- Directed by: Gabriel Carrubba
- Written by: Gabriel Carrubba
- Produced by: Zane Borg Gabriel Carrubba
- Starring: Liam Mollica; Luke J. Morgan; Olivia Fildes; Daniel Halmarick; Elias Anton;
- Cinematography: Martine Wolff
- Edited by: Shannon Michaelas
- Music by: Marlon Grunden
- Release dates: 15 June 2023 (Sydney); 4 July 2024 (Australia);
- Running time: 84 mins.
- Country: Australia
- Language: English

= Sunflower (2023 film) =

2023 Australian coming-of-age film

Sunflower is a 2023 Australian coming-of-age LGBTQ+ drama film, directed and written by Gabriel Carrubba in his debut. The film stars Liam Mollica, Daniel Halmarick, Luke J. Morgan, Olivia Fildes, and Elias Anton.
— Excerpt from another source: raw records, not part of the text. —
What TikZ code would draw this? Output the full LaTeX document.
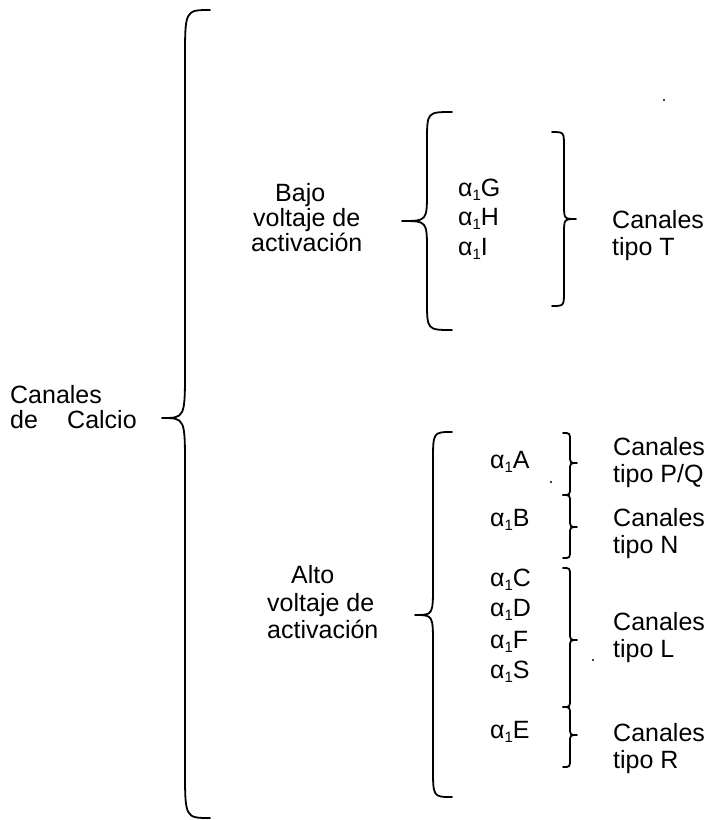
\documentclass[tikz,border=0pt]{standalone}
\usepackage{fontspec}
\setmainfont{Liberation Sans}
\newcommand{\aone}{α\raisebox{-0.18em}{\fontsize{15}{15}\selectfont 1}}
% xe xv xt yt ym yb rend rtip
\newcommand{\CurlyBr}[8]{%
  \draw[bracestyle] (#1,#4) .. controls (#2,#4) and (#2,#4) .. (#2,#4+#7)
    -- (#2,#5-#8) .. controls (#2,#5) and (#2,#5) .. (#3,#5)
    .. controls (#2,#5) and (#2,#5) .. (#2,#5+#8)
    -- (#2,#6-#7) .. controls (#2,#6) and (#2,#6) .. (#1,#6);}
\begin{document}
\begin{tikzpicture}[x=1pt,y=-1pt,
  bracestyle/.style={line width=1.8pt,line cap=round,line join=round},
  lbl/.style={anchor=base west,inner sep=0pt,font=\fontsize{25}{27}\selectfont}]
\useasboundingbox (0,0) rectangle (721,820);
% braces
\CurlyBr{210}{185}{162}{10}{418}{818}{50}{50}
\CurlyBr{452}{427}{402}{112}{221}{330}{30}{30}
\CurlyBr{552}{564}{576}{132}{219}{306}{15}{15}
\CurlyBr{452}{433}{415}{432}{615}{797}{30}{30}
\CurlyBr{563}{570}{577}{433}{463}{495}{8}{8}
\CurlyBr{563}{570}{577}{495}{527}{558}{8}{8}
\CurlyBr{563}{570}{577}{568}{640}{707}{8}{8}
\CurlyBr{563}{570}{577}{707}{735}{767}{8}{8}
% root
\node[lbl] (c1) at (10,403) {Canales};
\node[lbl] (c2) at (10,428) {de};
\node[lbl] (c3) at (67,428) {Calcio};
% bajo
\node[lbl] (b1) at (275,201) {Bajo};
\node[lbl] (b2) at (253,226) {voltaje de};
\node[lbl] (b3) at (251,251) {activación};
% alto
\node[lbl] (a1) at (291,583) {Alto};
\node[lbl] (a2) at (267,611) {voltaje de};
\node[lbl] (a3) at (267,638) {activación};
% upper alphas
\node[lbl] (g) at (458,196) {\aone G};
\node[lbl] (h) at (458,225) {\aone H};
\node[lbl] (i) at (458,255) {\aone I};
\node[lbl] (t1) at (612,228) {Canales};
\node[lbl] (t2) at (612,255) {tipo T};
% lower alphas
\node[lbl] (aa) at (490,468) {\aone A};
\node[lbl] (ab) at (490,526) {\aone B};
\node[lbl] (ac) at (490,586) {\aone C};
\node[lbl] (ad) at (490,616) {\aone D};
\node[lbl] (af) at (490,648) {\aone F};
\node[lbl] (as) at (490,678) {\aone S};
\node[lbl] (ae) at (490,738) {\aone E};
\node[lbl] (p1) at (613,455) {Canales};
\node[lbl] (p2) at (613,482) {tipo P/Q};
\node[lbl] (n1) at (613,526) {Canales};
\node[lbl] (n2) at (613,553) {tipo N};
\node[lbl] (l1) at (613,630) {Canales};
\node[lbl] (l2) at (613,657) {tipo L};
\node[lbl] (r1) at (613,741) {Canales};
\node[lbl] (r2) at (613,768) {tipo R};
% specks
\fill (551,482) circle (1.2);
\fill (593,660) circle (1.2);
\fill (664,100) circle (1.2);
\end{tikzpicture}
\end{document}
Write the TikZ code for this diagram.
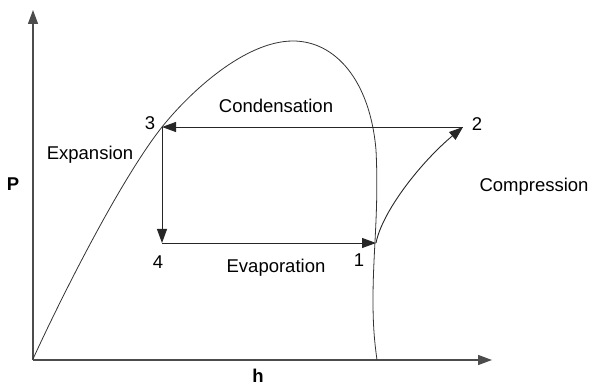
\documentclass[tikz,border=0pt]{standalone}
\usepackage{fontspec}
\setmainfont{Liberation Sans}
\usetikzlibrary{arrows.meta}
\begin{document}
\begin{tikzpicture}[x=1pt,y=-1pt,
  lbl/.style={inner sep=0pt,font=\fontsize{18.5}{22}\selectfont},
  axis/.style={line width=1.3pt,draw=black!70,-{Triangle[length=14pt,width=10pt]}},
  dome/.style={line width=0.8pt,draw=black!80},
  cyc/.style={line width=0.9pt,draw=black!85,-{Triangle[length=14pt,width=10pt]}}]
\useasboundingbox (0,0) rectangle (592,387);
% axes
\coordinate (O) at (33,360);
\coordinate (Ptop) at (33,10);
\coordinate (Hend) at (492,360);
\draw[axis] (O) -- (Ptop);
\draw[axis] (O) -- (Hend);
% cycle points
\coordinate (p1) at (376,243);
\coordinate (p2) at (463,127);
\coordinate (p3) at (162,127);
\coordinate (p4) at (162,243);
% saturation dome
\coordinate (top) at (293,41);
\coordinate (r1) at (376,150);
\coordinate (r2) at (373,300);
\coordinate (rb) at (377,360);
\draw[dome] (33,359) .. controls (60,300) and (120,180) .. (p3)
  .. controls (190,92) and (245,41) .. (top)
  .. controls (335,41) and (370,80) .. (r1)
  .. controls (379,210) and (373,250) .. (r2)
  .. controls (373,330) and (375,345) .. (rb);
\draw[cyc] (p2) -- (p3);
\draw[cyc] (p3) -- (p4);
\draw[cyc] (p4) -- (p1);
\draw[cyc] (p1) .. controls (382,212) and (420,163) .. (p2);
% labels
\node[lbl] (n3) at (150,123) {3};
\node[lbl] (n2) at (477,124) {2};
\node[lbl] (n4) at (158,262) {4};
\node[lbl] (n1) at (359,260) {1};
\node[lbl] (cond) at (276,106) {Condensation};
\node[lbl] (exp) at (90,155) {Expansion};
\node[lbl] (comp) at (534,187) {Compression};
\node[lbl] (evap) at (276,268) {Evaporation};
\node[lbl,font=\fontsize{18.5}{22}\bfseries] (P) at (13,184) {P};
\node[lbl,font=\fontsize{18.5}{22}\bfseries] (h) at (258,376) {h};
\end{tikzpicture}
\end{document}
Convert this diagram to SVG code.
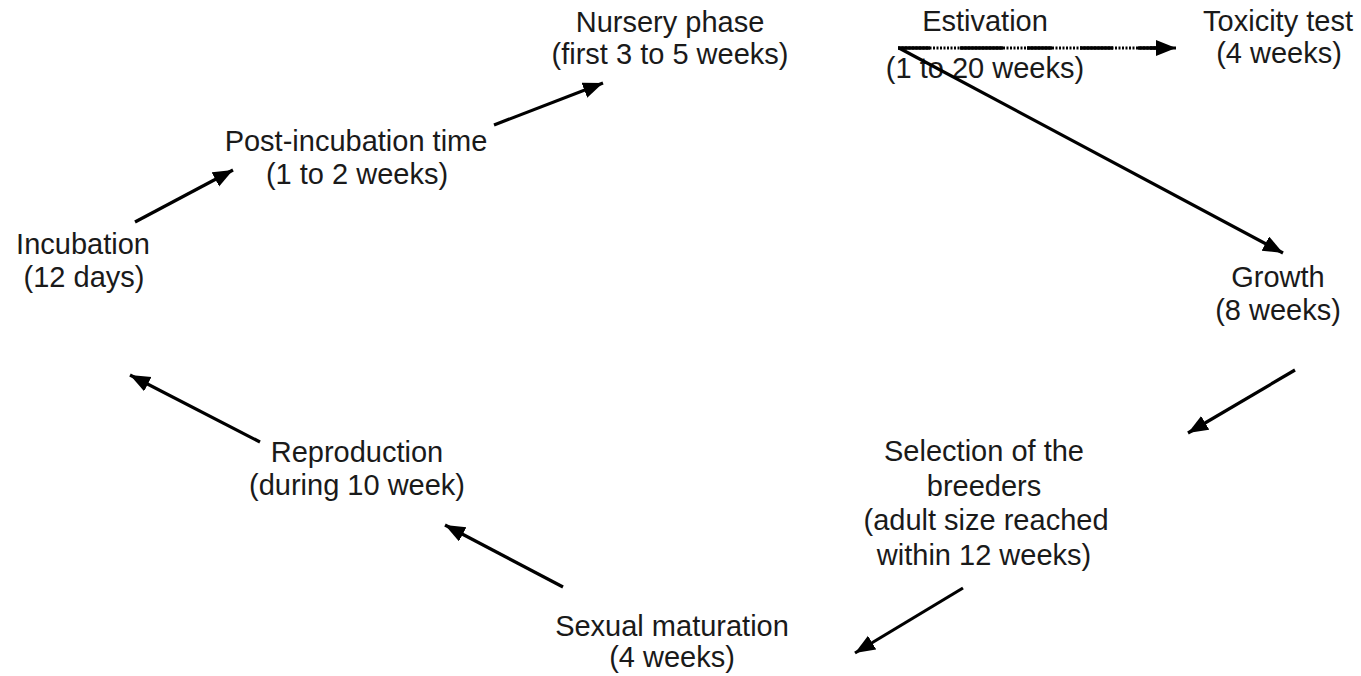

It premiered at Sydney Film Festival in 2023, before its limited release throughout Australia in 2024.

==Synopsis==
A seventeen-year-old boy struggles to understand and embrace his sexuality as he comes of age in the working class suburbs on Melbourne's edge.

==Reception==
Nathan Phillis of Pulp lauded the film for being "a perfect touchstone for, and a masterful hallmark of, modern queer film". Matthew Toomey of The Film Pie stated that "star Liam Mollica has a likable screen presence". Michelle Vorob of Bain's Film Reviews praised it for being "a heartfelt and powerful coming-of-age film...that also happens to be a coming-out film". However, Joel Keith of Rough Cut derided the film for "sacrificing too much in its pursuit of acceptance".